We are told that the Bill is designed to reduce the barriers that hamper the ability of small businesses to innovate, grow and compete, and that is seeks to pave

the way for the Government to be more supportive of small business. After four years of this Government, it is about time too. We support the purported general purposes and principles of the Bill—how could one not?—but the detail is everything and we will scrutinise it.

However, the Bill and the Government’s policy more broadly do not resolve the underlying structural issues, which I have discussed on many occasions with the Secretary of State, that hold businesses and employment back in our economy. He and I agree that we need a different model of capitalism—one that is more inclusive, productive, responsible and long-term in outlook. The fact is that our economy is still grossly unbalanced by sector and region; short-termism is still endemic in business and government; we still have a dysfunctional finance system; and we have a stubborn and increasing trade deficit. Meanwhile, the use of food banks has soared and many people still struggle. In some wards of my constituency, one in three children is living in poverty.

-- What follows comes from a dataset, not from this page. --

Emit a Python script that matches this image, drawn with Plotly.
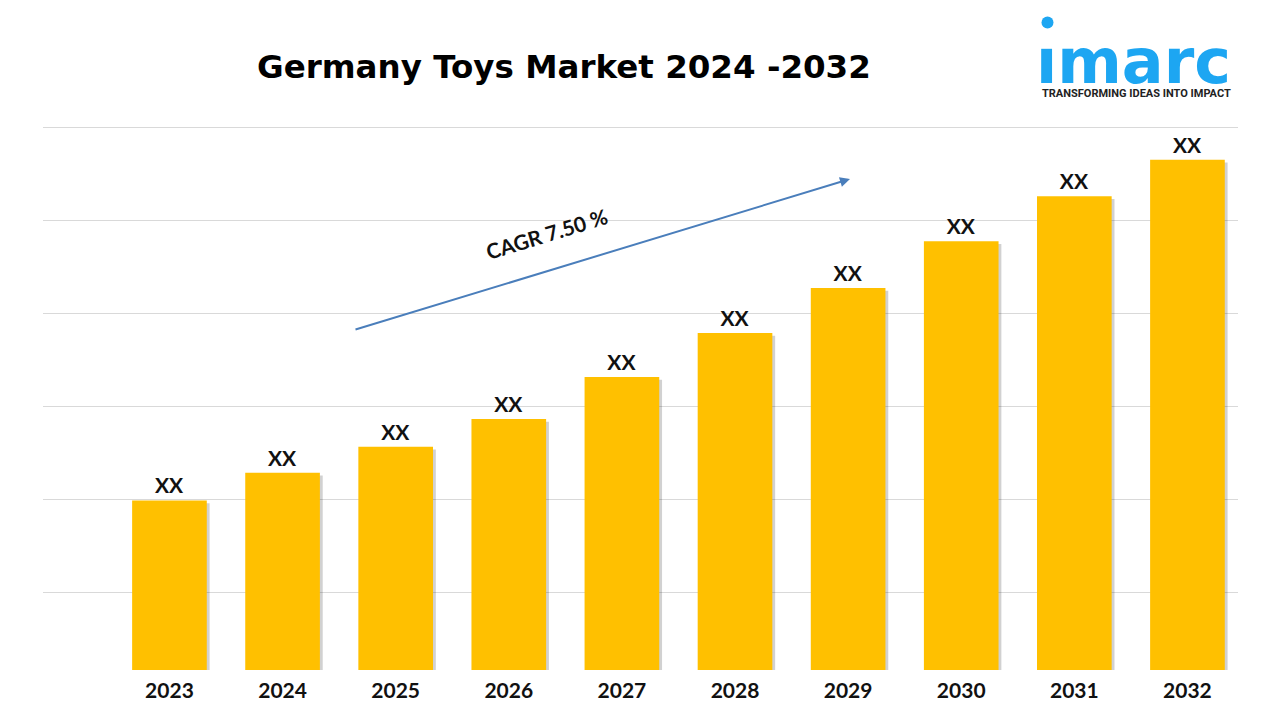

The recovery is not what we would want it to be, and it looks a lot like the model of growth that we need to get away from. It is a business-as-usual recovery, based on a rising housing market and consumer spending; it is not the export and business investment-led recovery we were promised. Therefore, now is the time to intensify the pace of reform of the economy to build a better-balanced, sustainable economy. It should also be said that the Bill is not just about building an economy with flourishing businesses. We must remember that, if we want to be pro-business, we cannot continually beat up on the rights of the people who work in businesses. I will return to that later.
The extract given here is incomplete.